Small Business Retail–More on Store Hours

As a follow up to Tuesday’s post, “Small Business Retail–Setting Store Hours” some readers have commented that it’s just too hard to find qualified employees and that they probably wouldn’t be that good anyway.  In other words, it’s better to be closed than to disappoint the customer with poor service.  While I can appreciate the thought, I have to respectfully disagree.

After all, isn’t the high unemployment rate the top story on nearly every newscast?  As I understand it, millions of quality people are looking for jobs, even part-time ones.  Many of them are middle-aged white collar workers who would be more than willing to make the effort to learn your business.   Their savings, pensions, buy-outs, or other assets may be almost enough to get by, but they’d sure like a few extra dollars each week to pay for their golf habit, to get their hair done,  or for an occasional restaurant dinner.

A case in point.  I have a friend who loves to sew.  She and her husband are retired but she works part-time for a local sewing machine shop.  The extra money is nice, but she’s also very motivated to be around all the newest and best sewing machines and accessories.  Her hours are flexible.  She’s the perfect part-time relief for the owners when they want to spend some time away from the shop.  Besides, it’s not like you don’t have the tools to stay in constant communication with the store, even if you’re lying on the beach.

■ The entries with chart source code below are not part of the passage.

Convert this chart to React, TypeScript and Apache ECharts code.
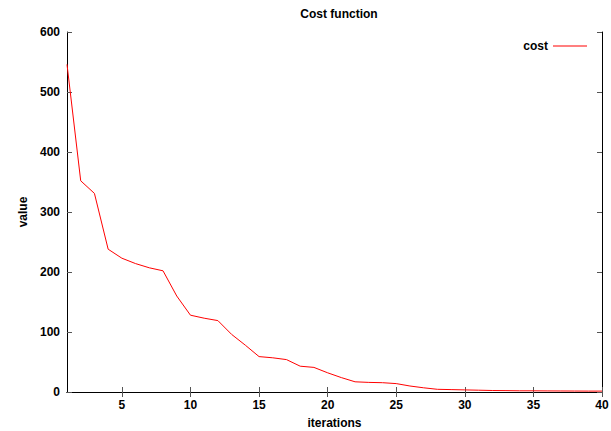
import React, { useEffect, useRef } from "react";
import * as echarts from "echarts";

const iterations: number[] = Array.from({ length: 40 }, (_, i) => i + 1);
const costValues: number[] = [
  546, 352, 331, 238, 223, 214, 207, 202, 160, 128,
  123, 119, 96, 78, 59, 57, 54, 43, 41, 32,
  24, 17, 16, 15.5, 14, 10, 7, 4.5, 4, 3.5,
  3, 2.5, 2.3, 2, 2, 1.8, 1.7, 1.6, 1.5, 1.5,
];
const xTicks: number[] = [5, 10, 15, 20, 25, 30, 35, 40];
const yTicks: number[] = [0, 100, 200, 300, 400, 500, 600];

const FONT = "'Liberation Sans', Arial, Helvetica, sans-serif";

export default function App() {
  const ref = useRef<HTMLDivElement>(null);
  useEffect(() => {
    if (!ref.current) return;
    const chart = echarts.init(ref.current, undefined, { renderer: "svg" });
    const labelStyle = { color: "#000", fontFamily: FONT, fontSize: 12, fontWeight: "bold" as const };
    const axisLine = { show: true, lineStyle: { color: "#000", width: 1 } };
    const tick = { show: true, inside: true, length: 5, lineStyle: { color: "#555", width: 1 } };
    chart.setOption({
      animation: false,
      backgroundColor: "#fff",
      title: {
        text: "Cost function",
        left: 334,
        textAlign: "center",
        top: 3,
        textStyle: { ...labelStyle, fontSize: 12 },
      },
      legend: {
        right: 19,
        top: 35,
        align: "right",
        itemWidth: 34,
        itemHeight: 1,
        textStyle: { ...labelStyle },
        data: [{ name: "cost", icon: "rect" }],
      },
      grid: { left: 67, right: 9, top: 32, bottom: 39, containLabel: false, outerBoundsMode: "none" },
      xAxis: [
        {
          type: "value",
          min: 1,
          max: 40,
          name: "iterations",
          nameLocation: "middle",
          nameGap: 25,
          nameTextStyle: labelStyle,
          axisLine,
          axisTick: { ...tick, customValues: xTicks },
          axisLabel: { ...labelStyle, margin: 7, customValues: xTicks },
          splitLine: { show: false },
        },
        {
          type: "value",
          min: 1,
          max: 40,
          position: "top",
          axisLine,
          axisTick: { ...tick, customValues: xTicks },
          axisLabel: { show: false, customValues: xTicks },
          splitLine: { show: false },
        },
      ],
      yAxis: [
        {
          type: "value",
          min: 0,
          max: 600,
          interval: 100,
          name: "value",
          nameLocation: "middle",
          nameGap: 38,
          nameRotate: 90,
          nameTextStyle: labelStyle,
          axisLine,
          axisTick: { ...tick, customValues: yTicks },
          axisLabel: { ...labelStyle, margin: 7 },
          splitLine: { show: false },
        },
        {
          type: "value",
          min: 0,
          max: 600,
          interval: 100,
          position: "right",
          axisLine,
          axisTick: tick,
          axisLabel: { show: false },
          splitLine: { show: false },
        },
      ],
      series: [
        {
          name: "cost",
          type: "line",
          xAxisIndex: 0,
          yAxisIndex: 0,
          showSymbol: false,
          symbol: "none",
          data: iterations.map((it, i) => [it, costValues[i]]),
          lineStyle: { color: "#ff0000", width: 1 },
          itemStyle: { color: "#ff0000" },
        },
      ],
    });
    return () => chart.dispose();
  }, []);
  return <div ref={ref} style={{ width: 611, height: 431, position: "absolute", left: 0, top: 0 }} />;
}
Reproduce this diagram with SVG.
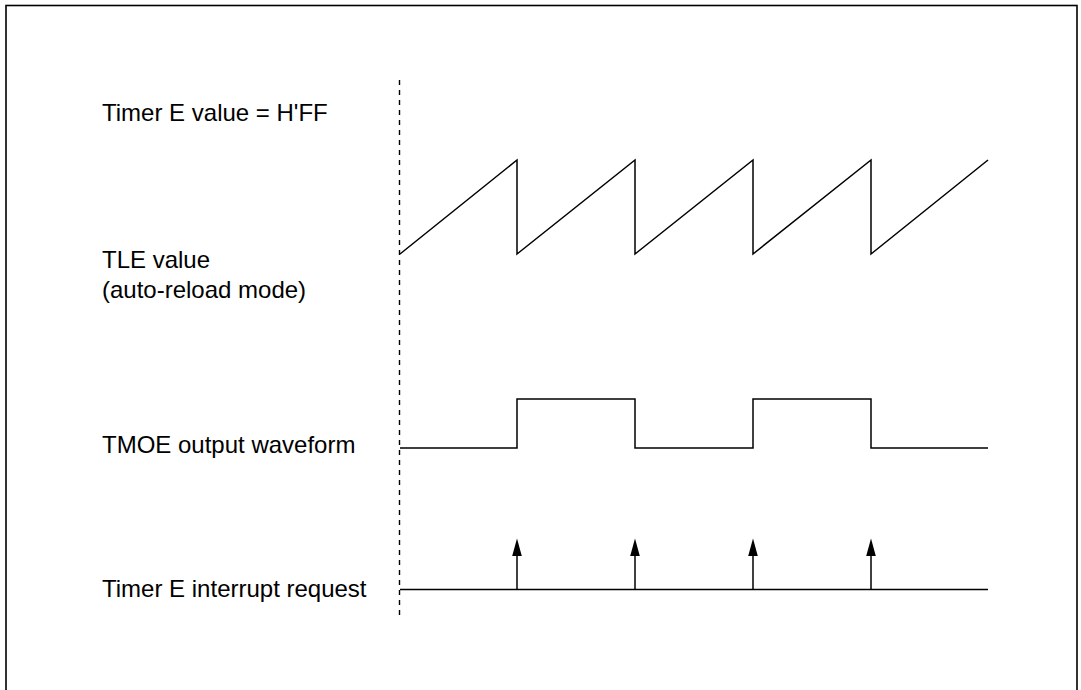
<svg xmlns="http://www.w3.org/2000/svg" width="1081" height="690" viewBox="0 0 1081 690">
<defs>
<style>
.lbl{font-family:"Liberation Sans",Arial,sans-serif;font-size:24px;fill:#000}
.wave{fill:none;stroke:#000;stroke-width:1.5;stroke-linejoin:miter}
.dash{fill:none;stroke:#000;stroke-width:1.4;stroke-dasharray:5 5}
.head{fill:#000;stroke:none}
</style>
</defs>
<rect x="6" y="5.5" width="1071" height="700" fill="#fff" stroke="#000" stroke-width="1.6"/>
<g id="labels">
<text id="lbl-ff" class="lbl" x="102" y="121">Timer E value = H'FF</text>
<g id="lbl-tle"><text class="lbl" x="102" y="268">TLE value</text><text class="lbl" x="102" y="298">(auto-reload mode)</text></g>
<text id="lbl-tmoe" class="lbl" x="102" y="453">TMOE output waveform</text>
<text id="lbl-irq" class="lbl" x="102" y="597">Timer E interrupt request</text>
</g>
<g id="connectors">
<line id="ref-line" class="dash" x1="399.5" y1="80" x2="399.5" y2="617"/>
<polyline id="tle-wave" class="wave" points="400,254 517,160 517,254 635,160 635,254 753,160 753,254 871,160 871,254 988,160"/>
<polyline id="tmoe-wave" class="wave" points="400,448 517,448 517,399 635,399 635,448 753,448 753,399 871,399 871,448 988,448"/>
<line id="irq-base" class="wave" x1="400" y1="589.5" x2="988" y2="589.5"/>
<g id="irq-arrows">
<line class="wave" x1="517" y1="589.5" x2="517" y2="555"/><path class="head" d="M517,538.5 L521.8,556 L512.2,556 Z"/>
<line class="wave" x1="635" y1="589.5" x2="635" y2="555"/><path class="head" d="M635,538.5 L639.8,556 L630.2,556 Z"/>
<line class="wave" x1="753" y1="589.5" x2="753" y2="555"/><path class="head" d="M753,538.5 L757.8,556 L748.2,556 Z"/>
<line class="wave" x1="871" y1="589.5" x2="871" y2="555"/><path class="head" d="M871,538.5 L875.8,556 L866.2,556 Z"/>
</g>
</g>
</svg>
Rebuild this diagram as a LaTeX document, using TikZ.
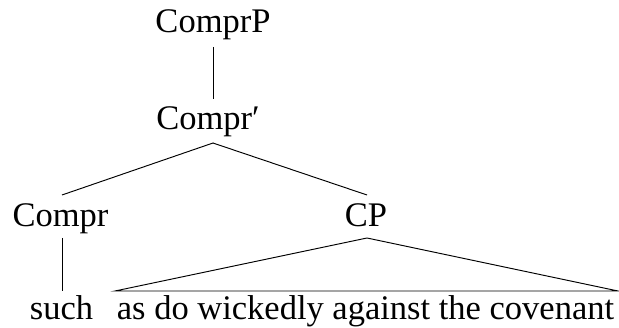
\documentclass[tikz,border=0pt]{standalone}
\usepackage{fontspec}
\setmainfont{Liberation Serif}
\begin{document}
\begin{tikzpicture}[x=1pt,y=-1pt,
  lab/.style={anchor=base, inner sep=0pt, font=\fontsize{34.5}{41}\selectfont},
  branch/.style={draw=black, line width=0.95pt}]
\useasboundingbox (0,0) rectangle (619,328);
\node[lab] (cp0) at (213,33) {ComprP};
\node[lab] (cbar) at (208,130) {Compr′};
\node[lab] (c) at (60.5,227) {Compr};
\node[lab] (cp) at (366,227) {CP};
\node[lab] (such) at (61.5,320) {such};
\node[lab] (phr) at (365.5,320) {as do wickedly against the covenant};
\draw[branch] ([yshift=-14pt]cp0.base) -- ([xshift=5pt,yshift=31pt]cbar.base);
\draw[branch] ([xshift=1.5pt,yshift=32pt]c.base) -- ([xshift=5pt,yshift=-13pt]cbar.base) -- ([xshift=1pt,yshift=32pt]cp.base);
\draw[branch] ([xshift=1.5pt,yshift=-11pt]c.base) -- ([xshift=0.5pt,yshift=29pt]such.base);
\draw[branch] ([xshift=1pt,yshift=-11pt]cp.base) -- ([xshift=-250.5pt,yshift=29pt]phr.base) -- ([xshift=252.5pt,yshift=29pt]phr.base) -- cycle;
\end{tikzpicture}
\end{document}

An hourly worker is never going to replace the store owner, and that’s not what most of you are looking for.  But the idea that you’re indespensible, even in your own business can lead to exhaustion, depression, and who knows what else.

As I said Tuesday, if you’re satisfied with the hours you’re working and the money you’re making, then keep doing what you’re doing.  But if you’d like more time off, or if you’d like to fatten up the bottom line, then you’re not going to be able to do it by yourself.

Hopefully you’re not planning to work in the store until you drop dead of old age.  You’d like to think that the equity in the business will allow you to retire some day.  But if the business can’t be run properly without you’re being there every hour the store is open, then your “equity” is only the building, fixtures, and inventory.

Jesus said that the hired hand doesn’t care for the sheep as well as the shepherd does.  Of couse he was right.  But it doesn’t hurt to have the hired hand fill in once in a while so the shepherd can have a weekend off.

A good reference on this subject is Michael E. Gerber’s excellent book, “The E Myth Revisited.”